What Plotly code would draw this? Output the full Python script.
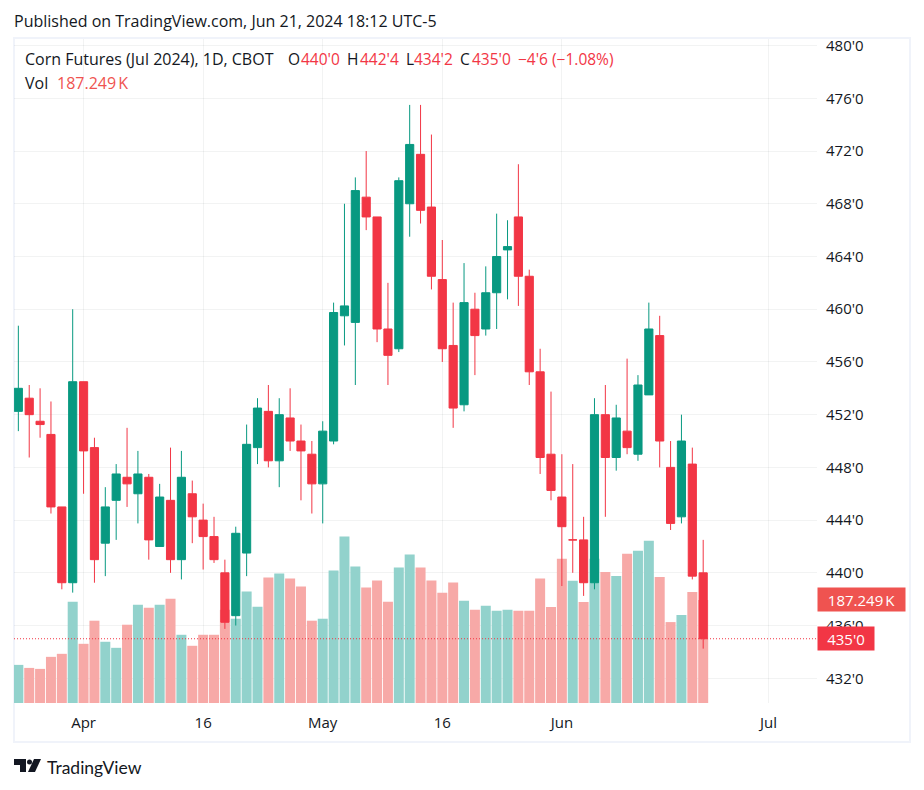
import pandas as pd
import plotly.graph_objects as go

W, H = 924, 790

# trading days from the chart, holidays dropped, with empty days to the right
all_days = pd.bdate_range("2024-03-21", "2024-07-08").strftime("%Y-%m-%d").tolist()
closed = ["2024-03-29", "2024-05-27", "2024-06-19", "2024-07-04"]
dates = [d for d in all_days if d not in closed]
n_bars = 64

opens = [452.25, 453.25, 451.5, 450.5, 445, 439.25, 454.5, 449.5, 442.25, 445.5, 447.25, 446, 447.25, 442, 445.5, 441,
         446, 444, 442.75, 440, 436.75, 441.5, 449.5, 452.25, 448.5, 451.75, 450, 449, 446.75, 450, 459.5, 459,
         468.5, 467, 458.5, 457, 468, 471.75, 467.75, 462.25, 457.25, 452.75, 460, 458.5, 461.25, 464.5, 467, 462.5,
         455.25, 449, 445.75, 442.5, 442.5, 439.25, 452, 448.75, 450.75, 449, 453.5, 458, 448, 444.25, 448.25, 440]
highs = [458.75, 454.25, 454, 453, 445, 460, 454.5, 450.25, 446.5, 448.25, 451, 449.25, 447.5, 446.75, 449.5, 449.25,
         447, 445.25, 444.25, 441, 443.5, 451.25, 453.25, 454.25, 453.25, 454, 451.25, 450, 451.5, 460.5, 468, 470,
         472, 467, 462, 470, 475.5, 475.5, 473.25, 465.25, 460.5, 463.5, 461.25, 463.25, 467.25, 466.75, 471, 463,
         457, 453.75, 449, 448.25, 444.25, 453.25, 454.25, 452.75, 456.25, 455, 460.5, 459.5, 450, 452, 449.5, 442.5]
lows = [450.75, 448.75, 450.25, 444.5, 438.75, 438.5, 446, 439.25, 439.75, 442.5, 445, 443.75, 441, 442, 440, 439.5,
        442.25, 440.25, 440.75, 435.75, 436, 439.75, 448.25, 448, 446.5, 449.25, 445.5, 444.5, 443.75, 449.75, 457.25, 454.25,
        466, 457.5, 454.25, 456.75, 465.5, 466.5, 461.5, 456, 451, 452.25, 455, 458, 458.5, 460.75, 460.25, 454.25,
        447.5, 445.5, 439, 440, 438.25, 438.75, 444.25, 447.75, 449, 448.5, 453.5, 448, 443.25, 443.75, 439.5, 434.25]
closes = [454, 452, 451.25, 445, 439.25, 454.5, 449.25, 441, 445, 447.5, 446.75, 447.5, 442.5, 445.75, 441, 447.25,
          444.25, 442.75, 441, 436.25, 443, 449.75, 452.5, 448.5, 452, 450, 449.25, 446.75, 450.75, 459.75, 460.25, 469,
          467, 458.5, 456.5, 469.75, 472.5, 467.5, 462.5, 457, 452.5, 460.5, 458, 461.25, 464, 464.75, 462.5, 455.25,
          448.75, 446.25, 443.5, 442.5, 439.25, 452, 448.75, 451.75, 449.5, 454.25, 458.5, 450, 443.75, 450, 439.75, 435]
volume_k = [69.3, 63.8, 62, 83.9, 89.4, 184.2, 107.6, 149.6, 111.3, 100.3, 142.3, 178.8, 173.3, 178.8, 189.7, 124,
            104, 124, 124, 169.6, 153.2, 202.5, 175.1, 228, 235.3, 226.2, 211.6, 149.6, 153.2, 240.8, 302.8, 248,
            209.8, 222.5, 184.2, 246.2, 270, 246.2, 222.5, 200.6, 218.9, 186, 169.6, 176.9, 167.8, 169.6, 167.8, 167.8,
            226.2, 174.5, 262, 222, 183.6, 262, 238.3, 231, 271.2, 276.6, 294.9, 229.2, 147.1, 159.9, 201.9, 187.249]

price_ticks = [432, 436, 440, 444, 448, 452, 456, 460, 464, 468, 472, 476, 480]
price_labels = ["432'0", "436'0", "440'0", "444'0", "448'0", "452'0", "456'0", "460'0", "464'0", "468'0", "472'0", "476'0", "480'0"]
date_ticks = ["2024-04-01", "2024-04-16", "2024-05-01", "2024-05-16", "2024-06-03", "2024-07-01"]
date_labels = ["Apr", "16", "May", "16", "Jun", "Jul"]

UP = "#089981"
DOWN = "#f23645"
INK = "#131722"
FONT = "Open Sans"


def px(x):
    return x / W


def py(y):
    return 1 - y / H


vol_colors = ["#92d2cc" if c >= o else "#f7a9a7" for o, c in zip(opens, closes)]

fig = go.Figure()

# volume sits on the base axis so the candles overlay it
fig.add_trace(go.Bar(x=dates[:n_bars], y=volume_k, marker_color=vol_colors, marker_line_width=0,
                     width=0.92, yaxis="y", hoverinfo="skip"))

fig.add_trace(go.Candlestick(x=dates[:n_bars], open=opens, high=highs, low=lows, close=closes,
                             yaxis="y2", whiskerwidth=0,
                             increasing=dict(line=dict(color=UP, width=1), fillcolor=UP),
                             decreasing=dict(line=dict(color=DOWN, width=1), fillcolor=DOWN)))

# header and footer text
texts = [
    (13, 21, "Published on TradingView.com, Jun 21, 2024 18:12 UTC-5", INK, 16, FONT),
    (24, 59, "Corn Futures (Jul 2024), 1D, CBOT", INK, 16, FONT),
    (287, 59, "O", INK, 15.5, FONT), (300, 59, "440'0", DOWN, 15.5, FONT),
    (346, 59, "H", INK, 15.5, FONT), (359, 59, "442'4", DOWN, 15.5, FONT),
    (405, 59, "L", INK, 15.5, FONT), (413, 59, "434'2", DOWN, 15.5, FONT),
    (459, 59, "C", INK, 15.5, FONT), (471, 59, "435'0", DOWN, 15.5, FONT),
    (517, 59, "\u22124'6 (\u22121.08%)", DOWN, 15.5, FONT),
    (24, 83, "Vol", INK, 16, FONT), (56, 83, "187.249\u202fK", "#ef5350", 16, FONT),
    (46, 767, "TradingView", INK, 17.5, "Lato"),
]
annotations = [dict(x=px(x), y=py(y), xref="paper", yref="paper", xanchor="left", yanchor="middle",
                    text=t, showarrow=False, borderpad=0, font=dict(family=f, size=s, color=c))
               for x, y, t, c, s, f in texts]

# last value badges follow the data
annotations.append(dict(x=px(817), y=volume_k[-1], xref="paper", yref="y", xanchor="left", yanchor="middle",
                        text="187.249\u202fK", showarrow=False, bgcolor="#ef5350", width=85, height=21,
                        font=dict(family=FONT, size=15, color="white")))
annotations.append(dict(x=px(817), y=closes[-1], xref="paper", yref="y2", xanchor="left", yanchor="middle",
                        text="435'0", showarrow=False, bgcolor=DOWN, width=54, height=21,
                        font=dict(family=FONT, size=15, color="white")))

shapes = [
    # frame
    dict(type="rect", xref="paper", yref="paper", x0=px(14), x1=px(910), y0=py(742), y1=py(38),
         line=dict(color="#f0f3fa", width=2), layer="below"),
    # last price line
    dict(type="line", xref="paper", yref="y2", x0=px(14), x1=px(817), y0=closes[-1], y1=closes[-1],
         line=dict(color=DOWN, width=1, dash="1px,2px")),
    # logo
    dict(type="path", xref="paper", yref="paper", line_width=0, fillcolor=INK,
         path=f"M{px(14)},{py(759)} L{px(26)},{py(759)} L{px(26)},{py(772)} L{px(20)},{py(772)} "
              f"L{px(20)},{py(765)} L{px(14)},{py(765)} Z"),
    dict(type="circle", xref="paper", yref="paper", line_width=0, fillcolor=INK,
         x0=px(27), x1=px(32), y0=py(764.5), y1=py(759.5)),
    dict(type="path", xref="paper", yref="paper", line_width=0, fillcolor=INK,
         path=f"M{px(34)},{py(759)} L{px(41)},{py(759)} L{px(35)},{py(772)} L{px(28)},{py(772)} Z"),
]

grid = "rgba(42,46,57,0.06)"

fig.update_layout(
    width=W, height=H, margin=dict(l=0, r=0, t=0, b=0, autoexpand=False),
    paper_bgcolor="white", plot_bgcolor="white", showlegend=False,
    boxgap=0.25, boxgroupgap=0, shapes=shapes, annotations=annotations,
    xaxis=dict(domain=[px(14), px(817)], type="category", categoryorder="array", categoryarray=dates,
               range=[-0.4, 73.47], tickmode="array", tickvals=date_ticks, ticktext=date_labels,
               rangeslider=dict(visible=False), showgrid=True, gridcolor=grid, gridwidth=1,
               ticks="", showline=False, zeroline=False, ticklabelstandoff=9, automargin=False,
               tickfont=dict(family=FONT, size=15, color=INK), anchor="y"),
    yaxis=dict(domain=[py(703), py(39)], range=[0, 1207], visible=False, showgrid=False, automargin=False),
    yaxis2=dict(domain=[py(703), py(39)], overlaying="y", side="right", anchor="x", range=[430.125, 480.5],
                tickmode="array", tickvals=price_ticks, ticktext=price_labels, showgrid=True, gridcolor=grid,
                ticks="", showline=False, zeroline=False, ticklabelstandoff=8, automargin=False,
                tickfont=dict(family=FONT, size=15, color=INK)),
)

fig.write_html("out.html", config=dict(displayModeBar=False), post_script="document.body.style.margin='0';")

______________________________

PROBLEM TO SOLVE
Everything from the first line of the listing above through the line that contains "n_bars = 64" is to be restated word for word, minus the pictures.

EXPECTED ANSWER
What Plotly code would draw this? Output the full Python script.
import pandas as pd
import plotly.graph_objects as go

W, H = 924, 790

# trading days from the chart, holidays dropped, with empty days to the right
all_days = pd.bdate_range("2024-03-21", "2024-07-08").strftime("%Y-%m-%d").tolist()
closed = ["2024-03-29", "2024-05-27", "2024-06-19", "2024-07-04"]
dates = [d for d in all_days if d not in closed]
n_bars = 64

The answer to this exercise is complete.